Bunuel wrote:
Amy's grade was 90th percentile of the 80 grades for her class. Of the 100 grades from another class, 19 were higher than Amy's, and the rest were lower. If no other grade was the same as Amy's grade, then Amy's grade was what percentile of the grades of the two classes of two classes combined?
A) 72nd
B) 80th
C) 81st
D) 85th
E) 92nd
If someone's grade is in \(x_{th}\) percentile of the \(n\) grades, this means that \(x%\) of people out of \(n\) has the grades less than this person.
Being in 90th percentile out of 80 grades means Amy outscored \(80*0.9=72\) classmates.
In another class she would outscored \(100-19=81\) students (note: Amy herself is not in this class).
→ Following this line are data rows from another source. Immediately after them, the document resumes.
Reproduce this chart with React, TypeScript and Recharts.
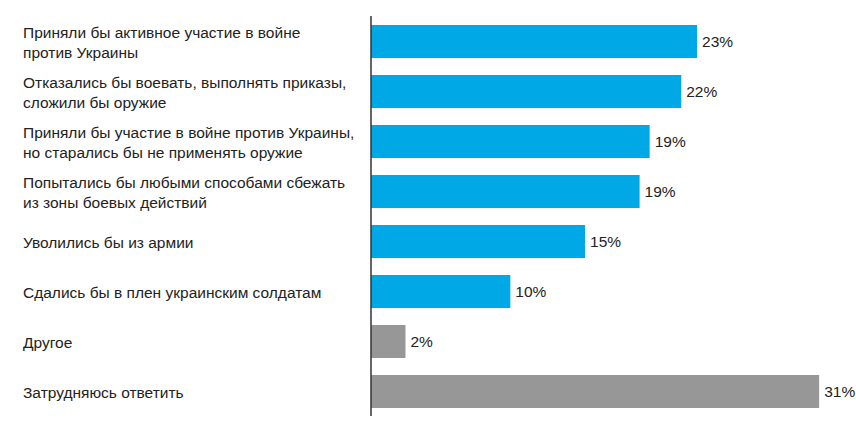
import React from "react";
import { Bar, BarChart, Cell, LabelList, XAxis, YAxis } from "recharts";

const categories = [
  "Приняли бы активное участие в войне\nпротив Украины",
  "Отказались бы воевать, выполнять приказы,\nсложили бы оружие",
  "Приняли бы участие в войне против Украины,\nно старались бы не применять оружие",
  "Попытались бы любыми способами сбежать\nиз зоны боевых действий",
  "Уволились бы из армии",
  "Сдались бы в плен украинским солдатам",
  "Другое",
  "Затрудняюсь ответить",
];

const values = [22.7, 21.6, 19.4, 18.7, 14.9, 9.7, 2.4, 31.2];
const valueLabels = ["23%", "22%", "19%", "19%", "15%", "10%", "2%", "31%"];
const barColors = ["#00a8e6", "#00a8e6", "#00a8e6", "#00a8e6", "#00a8e6", "#00a8e6", "#979797", "#979797"];

const data = categories.map((name, i) => ({
  name,
  value: values[i],
  label: valueLabels[i],
}));

const FONT = '"Liberation Sans", Arial, sans-serif';

const CategoryTick = ({ y, payload }: any) => {
  const lines = String(payload.value).split("\n");
  const lineHeight = 20;
  const startDy = -((lines.length - 1) * lineHeight) / 2;
  return (
    <text x={23} y={y} textAnchor="start" fill="#222" fontSize={15.5} fontFamily={FONT}>
      {lines.map((line, i) => (
        <tspan key={i} x={23} dy={i === 0 ? startDy + 6.5 : lineHeight}>
          {line}
        </tspan>
      ))}
    </text>
  );
};

export default function App() {
  return (
    <div style={{ position: "absolute", left: 0, top: 0, background: "#fff" }}>
      <BarChart
        width={856}
        height={423}
        data={data}
        layout="vertical"
        margin={{ top: 16, right: 11, left: 0, bottom: 7 }}
      >
        <XAxis type="number" domain={[0, 33]} hide />
        <YAxis
          type="category"
          dataKey="name"
          width={371}
          axisLine={{ stroke: "#333", strokeWidth: 1.5 }}
          tickLine={false}
          tick={<CategoryTick />}
          interval={0}
        />
        <Bar dataKey="value" barSize={33} isAnimationActive={false}>
          {data.map((d, i) => (
            <Cell key={d.name} fill={barColors[i]} />
          ))}
          <LabelList
            dataKey="label"
            position="right"
            offset={5}
            fill="#222"
            fontSize={15.5}
            fontFamily={FONT}
          />
        </Bar>
      </BarChart>
    </div>
  );
}
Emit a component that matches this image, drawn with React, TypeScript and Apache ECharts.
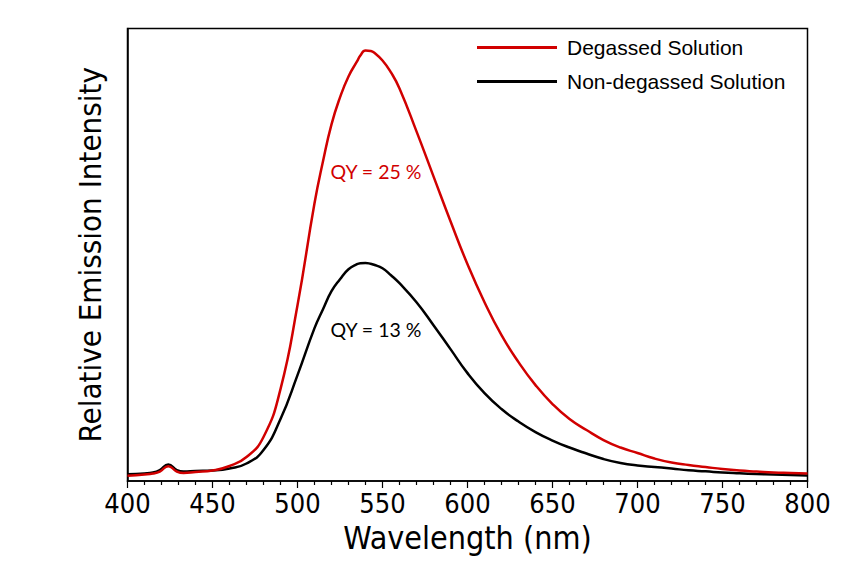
import React, { useEffect, useRef } from "react";
import * as echarts from "echarts";

const wavelengths = [400,410,415,419,424,429,433,440,450,460,470,480,490,500,510,515,520,525,530,535,537,540,543,545,550,555,560,570,580,590,600,610,620,630,640,650,660,670,680,690,700,710,720,730,740,750,760,770,780,790,800];
const degassed = [5.3,6.5,7.5,9.5,14.8,9.5,8,9,10.5,15,24,44,92,176,278,320,357,384,405,420,426,431,430.5,429,421,409,393,350,305,260,217,179,146,119,96,77,62,51,41,33.5,28,22.5,18.5,16,14,12,10.5,9.5,8.5,8,7.5];
const nonDegassed = [6.7,7.5,8.5,11,16.5,11,9.5,10,10.5,12.5,17.5,31,62,106,153,172,190,202,212,217,218,218.3,217.5,216.5,213,206,198,179,156,132,108,88,72,59.5,49,40.5,33.5,27.5,22,18,15.5,14,12.5,10.7,9.7,8.5,7.7,7,6.5,6,5.5];
const seriesNames = ["Degassed Solution", "Non-degassed Solution"];
const qyLabels = ["QY = 25 %", "QY = 13 %"];

const RED = "#d10000";
const TAHOMA = "'DejaVu Sans Condensed', 'DejaVu Sans', sans-serif";

export default function App() {
  const ref = useRef<HTMLDivElement>(null);
  useEffect(() => {
    const chart = echarts.init(ref.current!, null, { renderer: "svg" });
    chart.setOption({
      animation: false,
      backgroundColor: "#fff",
      grid: {
        left: 127.5, right: 42.5, top: 28.5, bottom: 85,
        show: true, borderColor: "#000", borderWidth: 1.5,
      },
      legend: {
        orient: "vertical",
        left: 472, top: 32,
        itemWidth: 80, itemHeight: 3, itemGap: 13,
        icon: "rect",
        textStyle: { fontFamily: "'Liberation Sans', Arial, sans-serif", fontSize: 21, color: "#000", lineHeight: 21, padding: [0, 0, 0, 5] },
        data: seriesNames,
      },
      xAxis: {
        type: "value", min: 400, max: 800, interval: 50,
        name: "Wavelength (nm)", nameLocation: "middle", nameGap: 38,
        nameTextStyle: { fontFamily: TAHOMA, fontSize: 32, color: "#000" },
        axisLine: { show: true, lineStyle: { color: "#000", width: 1.5 } },
        axisTick: { show: true, length: 7, lineStyle: { color: "#000", width: 1.2 } },
        minorTick: { show: true, splitNumber: 5, length: 4, lineStyle: { color: "#000", width: 1.2 } },
        splitLine: { show: false },
        axisLabel: { fontFamily: TAHOMA, fontSize: 27, color: "#000", margin: 9 },
      },
      yAxis: {
        type: "value", min: 0, max: 453,
        name: "Relative Emission Intensity", nameLocation: "middle", nameGap: 22,
        nameTextStyle: { fontFamily: TAHOMA, fontSize: 31, color: "#000" },
        axisLine: { show: true, lineStyle: { color: "#000", width: 1.5 } },
        axisTick: { show: false },
        axisLabel: { show: false },
        splitLine: { show: false },
      },
      series: [
        {
          name: seriesNames[0], type: "line", symbol: "none", smooth: 0.5,
          data: wavelengths.map((w, i) => [w, degassed[i]]),
          lineStyle: { color: RED, width: 2.5 }, itemStyle: { color: RED }, z: 3,
        },
        {
          name: seriesNames[1], type: "line", symbol: "none", smooth: 0.5,
          data: wavelengths.map((w, i) => [w, nonDegassed[i]]),
          lineStyle: { color: "#000", width: 2.5 }, itemStyle: { color: "#000" }, z: 2,
        },
      ],
      graphic: [
        { type: "text", x: 376, y: 171, style: { text: qyLabels[0], fill: RED, font: "19.5px Lato, sans-serif", align: "center", verticalAlign: "middle" } },
        { type: "text", x: 376, y: 329, style: { text: qyLabels[1], fill: "#000", font: "19.5px Lato, sans-serif", align: "center", verticalAlign: "middle" } },
      ],
    });
    return () => chart.dispose();
  }, []);
  return <div ref={ref} style={{ position: "fixed", left: 0, top: 0, width: 850, height: 566 }} />;
}
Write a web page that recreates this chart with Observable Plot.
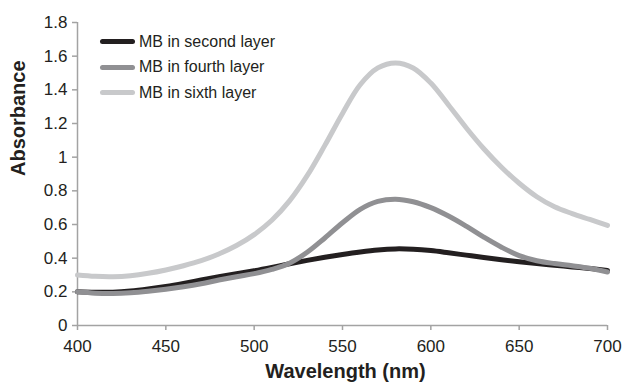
<!DOCTYPE html>
<html>
<head>
<meta charset="utf-8">
<script src="https://cdn.jsdelivr.net/npm/d3@7"></script>
<script src="https://cdn.jsdelivr.net/npm/@observablehq/plot@0.6"></script>
<style>
  body { margin: 0; background: #fff; }
  #wrap { position: relative; width: 625px; height: 388px; font-family: "Liberation Sans", Arial, sans-serif; }
  #legend { position: absolute; left: 100px; top: 29px; font-size: 16px; color: #231f20; }
  .row { display: flex; align-items: center; height: 25.5px; }
  .sw { width: 35px; height: 5px; border-radius: 3px; margin-right: 4px; }
</style>
</head>
<body>
<div id="wrap"></div>
<script>
const wavelengths = [400,410,420,430,440,450,460,470,480,490,500,510,520,530,540,550,560,570,580,590,600,610,620,630,640,650,660,670,680,690,700];
const secondLayer = [0.200,0.197,0.198,0.205,0.217,0.232,0.250,0.270,0.290,0.308,0.325,0.345,0.367,0.387,0.405,0.422,0.437,0.449,0.455,0.453,0.445,0.432,0.418,0.404,0.391,0.379,0.368,0.358,0.348,0.338,0.327];
const fourthLayer = [0.200,0.192,0.190,0.194,0.203,0.215,0.230,0.248,0.270,0.290,0.308,0.333,0.370,0.435,0.520,0.610,0.690,0.737,0.750,0.735,0.700,0.650,0.590,0.525,0.465,0.415,0.385,0.368,0.355,0.340,0.318];
const sixthLayer  = [0.300,0.292,0.290,0.296,0.310,0.330,0.355,0.385,0.425,0.475,0.540,0.625,0.740,0.890,1.070,1.260,1.430,1.530,1.560,1.530,1.440,1.310,1.175,1.050,0.940,0.845,0.765,0.705,0.665,0.630,0.595];
const seriesNames = ["MB in second layer", "MB in fourth layer", "MB in sixth layer"];
const seriesColors = ["#231f20", "#909093", "#c8c9cb"];
const xTicks = [400,450,500,550,600,650,700];
const yTicks = [0,0.2,0.4,0.6,0.8,1,1.2,1.4,1.6,1.8];
const yTickLabels = ["0","0.2","0.4","0.6","0.8","1","1.2","1.4","1.6","1.8"];

const seriesValues = [secondLayer, fourthLayer, sixthLayer];
const rows = [];
seriesNames.forEach((name, s) => {
  wavelengths.forEach((w, i) => rows.push({series: name, x: w, y: seriesValues[s][i]}));
});

const axisColor = "#a3a3a3";
const chart = Plot.plot({
  width: 625,
  height: 388,
  marginLeft: 77,
  marginRight: 18,
  marginTop: 22,
  marginBottom: 63,
  style: {fontFamily: "'Liberation Sans', Arial, sans-serif", color: "#231f20", background: "#fff"},
  x: {domain: [400, 700]},
  y: {domain: [0, 1.8]},
  color: {domain: seriesNames, range: seriesColors},
  marks: [
    Plot.axisX({ticks: xTicks, tickSize: 5, tickPadding: 9, fontSize: 17, stroke: axisColor, strokeWidth: 1.5, label: null, tickFormat: d => String(d)}),
    Plot.axisY({ticks: yTicks, tickSize: 5, tickPadding: 5, fontSize: 17, stroke: axisColor, strokeWidth: 1.5, label: null, tickFormat: d => yTickLabels[yTicks.indexOf(d)]}),
    Plot.ruleY([0], {stroke: axisColor, strokeWidth: 1.5}),
    Plot.ruleX([400], {stroke: axisColor, strokeWidth: 1.5}),
    Plot.line(rows, {x: "x", y: "y", z: "series", stroke: "series", strokeWidth: 5, curve: "catmull-rom", strokeLinecap: "round"}),
    Plot.text(["Absorbance"], {frameAnchor: "left", rotate: -90, dx: -59, dy: 2, fontSize: 20, fontWeight: "bold", fill: "#231f20"}),
    Plot.text(["Wavelength (nm)"], {frameAnchor: "bottom", dy: 52, dx: 3, fontSize: 20, fontWeight: "bold", fill: "#231f20", letterSpacing: "0.5px"})
  ]
});
const wrap = document.getElementById("wrap");
wrap.appendChild(chart);

const legend = document.createElement("div");
legend.id = "legend";
seriesNames.forEach((name, i) => {
  const row = document.createElement("div");
  row.className = "row";
  const sw = document.createElement("div");
  sw.className = "sw";
  sw.style.background = seriesColors[i];
  const t = document.createElement("span");
  t.textContent = name;
  row.appendChild(sw);
  row.appendChild(t);
  legend.appendChild(row);
});
wrap.appendChild(legend);
</script>
</body>
</html>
So, in combined classes she outscored \(72+81=153\). As there are total of \(80+100=180\) students, so Amy is in \(\frac{153}{180}=0.85=85%\), or in 85th percentile.
Answer: D.
Bunuel, I have a doubt.
I failed to understand this, "Of the 100 grades from another class, 19 were higher than Amy's, and the rest were lower. If no other grade was the same as Amy's grade"
19 scores are higher; thus, 100 – 19 = 81 are lower since it is given that the rest were lower. So, where is the positioning of Amy's score? She's neither in 19 or in 81 given that no other grade was the same as Amy's grade.